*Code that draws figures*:
──────────────────────────────
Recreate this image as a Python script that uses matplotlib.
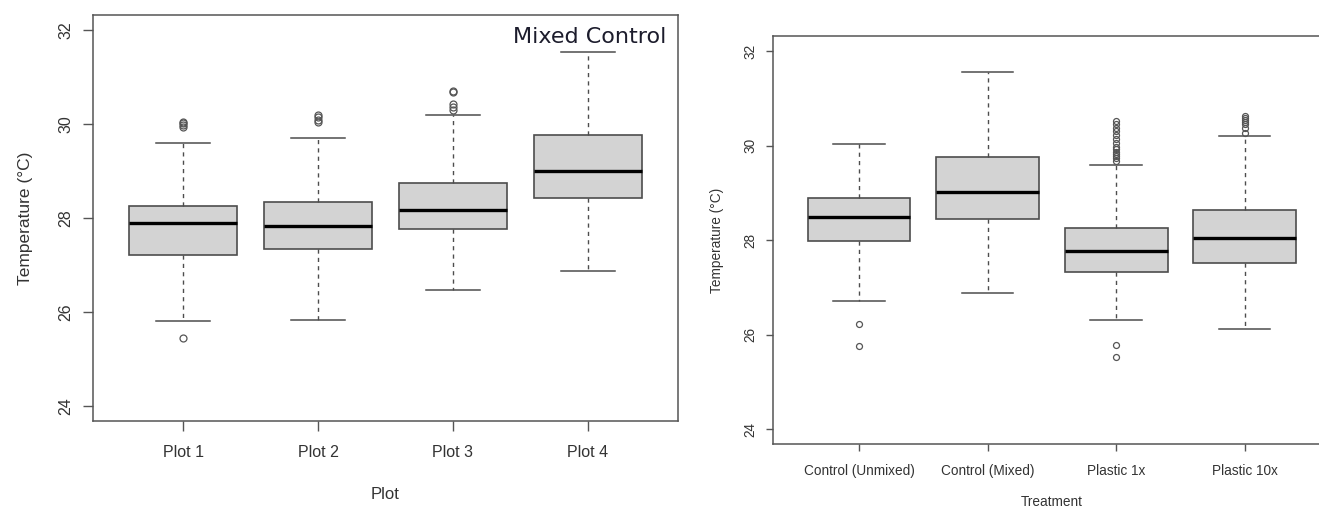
import matplotlib
matplotlib.use("Agg")
import matplotlib.pyplot as plt

plt.rcParams["font.family"] = ["Liberation Sans", "DejaVu Sans"]

# left panel: mixed control, by plot
plot_labels = ["Plot 1", "Plot 2", "Plot 3", "Plot 4"]
plot_whislo = [25.81, 25.82, 26.47, 26.87]
plot_q1 = [27.21, 27.33, 27.77, 28.42]
plot_med = [27.89, 27.84, 28.16, 29.01]
plot_q3 = [28.26, 28.33, 28.75, 29.77]
plot_whishi = [29.59, 29.71, 30.20, 31.54]
plot_fliers = [
    [25.44, 29.93, 29.98, 30.02, 30.05],
    [30.04, 30.09, 30.14, 30.19],
    [30.30, 30.36, 30.42, 30.68, 30.71],
    [],
]

# right panel: by treatment
treat_labels = ["Control (Unmixed)", "Control (Mixed)", "Plastic 1x", "Plastic 10x"]
treat_whislo = [26.71, 26.89, 26.32, 26.13]
treat_q1 = [27.99, 28.44, 27.33, 27.52]
treat_med = [28.49, 29.02, 27.78, 28.05]
treat_q3 = [28.90, 29.77, 28.25, 28.63]
treat_whishi = [30.03, 31.55, 29.58, 30.20]
treat_fliers = [
    [25.76, 26.22],
    [],
    [25.53, 25.78, 29.68, 29.73, 29.78, 29.82, 29.87, 29.92, 29.98,
     30.05, 30.15, 30.22, 30.30, 30.38, 30.45, 30.52],
    [30.27, 30.38, 30.45, 30.50, 30.55, 30.58, 30.62],
]

TEXT = "#333333"
EDGE = "#4d4d4d"


def make_stats(labels, whislo, q1, med, q3, whishi, fliers):
    stats = []
    for i in range(len(labels)):
        stats.append({
            "label": labels[i], "whislo": whislo[i], "q1": q1[i],
            "med": med[i], "q3": q3[i], "whishi": whishi[i],
            "fliers": fliers[i],
        })
    return stats


def draw_box(ax, stats, fs, ms, tick_len):
    ax.bxp(
        stats, positions=range(1, len(stats) + 1), widths=0.8,
        capwidths=0.4, patch_artist=True, showfliers=True,
        boxprops=dict(facecolor="#d3d3d3", edgecolor=EDGE, linewidth=1.2),
        medianprops=dict(color="black", linewidth=2.4),
        whiskerprops=dict(color=EDGE, linewidth=1.0, linestyle=(0, (3, 3))),
        capprops=dict(color=EDGE, linewidth=1.1),
        flierprops=dict(marker="o", markerfacecolor="none",
                        markeredgecolor="#555555", markersize=ms,
                        markeredgewidth=0.9),
    )
    ax.set_xlim(0.33, 4.67)
    ax.set_ylim(23.68, 32.32)
    ax.set_yticks([24, 26, 28, 30, 32])
    for s in ax.spines.values():
        s.set_color("#555555")
        s.set_linewidth(1.1)
    ax.tick_params(colors="#555555", labelcolor=TEXT, labelsize=fs,
                   length=tick_len, width=1.0)
    for t in ax.get_yticklabels():
        t.set_rotation(90)
        t.set_va("center")


fig = plt.figure(figsize=(13.19, 5.08), dpi=100)

ax1 = fig.add_axes([0.0705, 0.1713, 0.4435, 0.7992])
draw_box(ax1, make_stats(plot_labels, plot_whislo, plot_q1, plot_med,
                         plot_q3, plot_whishi, plot_fliers), 11.5, 5, 7)
ax1.tick_params(axis="x", pad=10)
ax1.tick_params(axis="y", pad=7)
ax1.set_xlabel("Plot", fontsize=12, color=TEXT, va="center")
ax1.xaxis.set_label_coords(0.499, -0.182)
ax1.set_ylabel("Temperature (°C)", fontsize=12.5, color=TEXT, va="center")
ax1.yaxis.set_label_coords(-0.116, 0.5)
ax1.text(0.98, 0.946, "Mixed Control", transform=ax1.transAxes,
         ha="right", va="center", fontsize=16, color="#1c1c2c",
         family="DejaVu Sans")

ax2 = fig.add_axes([0.586, 0.1254, 0.423, 0.8037])
draw_box(ax2, make_stats(treat_labels, treat_whislo, treat_q1, treat_med,
                         treat_q3, treat_whishi, treat_fliers), 9.8, 4.3, 5)
ax2.tick_params(axis="x", pad=9)
ax2.tick_params(axis="y", pad=6)
ax2.set_xlabel("Treatment", fontsize=9.8, color=TEXT, va="center")
ax2.xaxis.set_label_coords(0.5, -0.141)
ax2.set_ylabel("Temperature (°C)", fontsize=9.8, color=TEXT, va="center")
ax2.yaxis.set_label_coords(-0.1, 0.5)

fig.savefig("out.png", dpi=100)
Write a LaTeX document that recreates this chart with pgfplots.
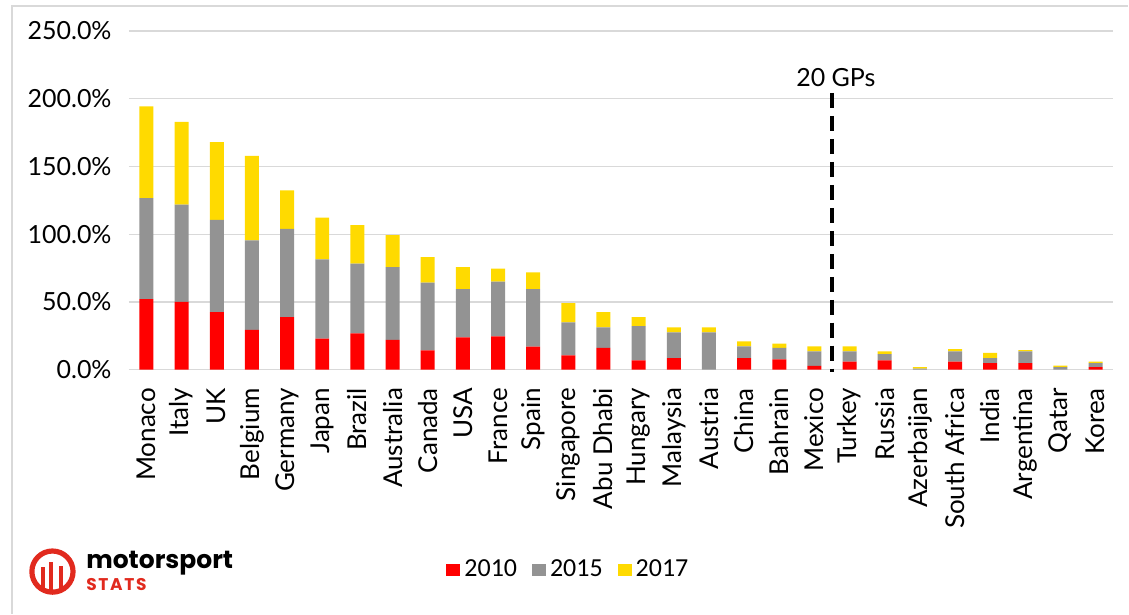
──────────────────────────────
*Exercise instructions*:
Make an exact copy of the listing above. Do not include the pictures.

*Reply to the exercise*:
Recreate this image as a Python script that uses matplotlib.
import matplotlib
matplotlib.use("Agg")
import matplotlib.pyplot as plt

plt.rcParams["font.family"] = ["Liberation Sans", "DejaVu Sans"]

# left panel: mixed control, by plot
plot_labels = ["Plot 1", "Plot 2", "Plot 3", "Plot 4"]
plot_whislo = [25.81, 25.82, 26.47, 26.87]
plot_q1 = [27.21, 27.33, 27.77, 28.42]
plot_med = [27.89, 27.84, 28.16, 29.01]
plot_q3 = [28.26, 28.33, 28.75, 29.77]
plot_whishi = [29.59, 29.71, 30.20, 31.54]
plot_fliers = [
    [25.44, 29.93, 29.98, 30.02, 30.05],
    [30.04, 30.09, 30.14, 30.19],
    [30.30, 30.36, 30.42, 30.68, 30.71],
    [],
]

# right panel: by treatment
treat_labels = ["Control (Unmixed)", "Control (Mixed)", "Plastic 1x", "Plastic 10x"]
treat_whislo = [26.71, 26.89, 26.32, 26.13]
treat_q1 = [27.99, 28.44, 27.33, 27.52]
treat_med = [28.49, 29.02, 27.78, 28.05]
treat_q3 = [28.90, 29.77, 28.25, 28.63]
treat_whishi = [30.03, 31.55, 29.58, 30.20]
treat_fliers = [
    [25.76, 26.22],
    [],
    [25.53, 25.78, 29.68, 29.73, 29.78, 29.82, 29.87, 29.92, 29.98,
     30.05, 30.15, 30.22, 30.30, 30.38, 30.45, 30.52],
    [30.27, 30.38, 30.45, 30.50, 30.55, 30.58, 30.62],
]

TEXT = "#333333"
EDGE = "#4d4d4d"


def make_stats(labels, whislo, q1, med, q3, whishi, fliers):
    stats = []
    for i in range(len(labels)):
        stats.append({
            "label": labels[i], "whislo": whislo[i], "q1": q1[i],
            "med": med[i], "q3": q3[i], "whishi": whishi[i],
            "fliers": fliers[i],
        })
    return stats


def draw_box(ax, stats, fs, ms, tick_len):
    ax.bxp(
        stats, positions=range(1, len(stats) + 1), widths=0.8,
        capwidths=0.4, patch_artist=True, showfliers=True,
        boxprops=dict(facecolor="#d3d3d3", edgecolor=EDGE, linewidth=1.2),
        medianprops=dict(color="black", linewidth=2.4),
        whiskerprops=dict(color=EDGE, linewidth=1.0, linestyle=(0, (3, 3))),
        capprops=dict(color=EDGE, linewidth=1.1),
        flierprops=dict(marker="o", markerfacecolor="none",
                        markeredgecolor="#555555", markersize=ms,
                        markeredgewidth=0.9),
    )
    ax.set_xlim(0.33, 4.67)
    ax.set_ylim(23.68, 32.32)
    ax.set_yticks([24, 26, 28, 30, 32])
    for s in ax.spines.values():
        s.set_color("#555555")
        s.set_linewidth(1.1)
    ax.tick_params(colors="#555555", labelcolor=TEXT, labelsize=fs,
                   length=tick_len, width=1.0)
    for t in ax.get_yticklabels():
        t.set_rotation(90)
        t.set_va("center")


fig = plt.figure(figsize=(13.19, 5.08), dpi=100)

ax1 = fig.add_axes([0.0705, 0.1713, 0.4435, 0.7992])
draw_box(ax1, make_stats(plot_labels, plot_whislo, plot_q1, plot_med,
                         plot_q3, plot_whishi, plot_fliers), 11.5, 5, 7)
ax1.tick_params(axis="x", pad=10)
ax1.tick_params(axis="y", pad=7)
ax1.set_xlabel("Plot", fontsize=12, color=TEXT, va="center")
ax1.xaxis.set_label_coords(0.499, -0.182)
ax1.set_ylabel("Temperature (°C)", fontsize=12.5, color=TEXT, va="center")
ax1.yaxis.set_label_coords(-0.116, 0.5)
ax1.text(0.98, 0.946, "Mixed Control", transform=ax1.transAxes,
         ha="right", va="center", fontsize=16, color="#1c1c2c",
         family="DejaVu Sans")

ax2 = fig.add_axes([0.586, 0.1254, 0.423, 0.8037])
draw_box(ax2, make_stats(treat_labels, treat_whislo, treat_q1, treat_med,
                         treat_q3, treat_whishi, treat_fliers), 9.8, 4.3, 5)
ax2.tick_params(axis="x", pad=9)
ax2.tick_params(axis="y", pad=6)
ax2.set_xlabel("Treatment", fontsize=9.8, color=TEXT, va="center")
ax2.xaxis.set_label_coords(0.5, -0.141)
ax2.set_ylabel("Temperature (°C)", fontsize=9.8, color=TEXT, va="center")
ax2.yaxis.set_label_coords(-0.1, 0.5)

fig.savefig("out.png", dpi=100)
Write a LaTeX document that recreates this chart with pgfplots.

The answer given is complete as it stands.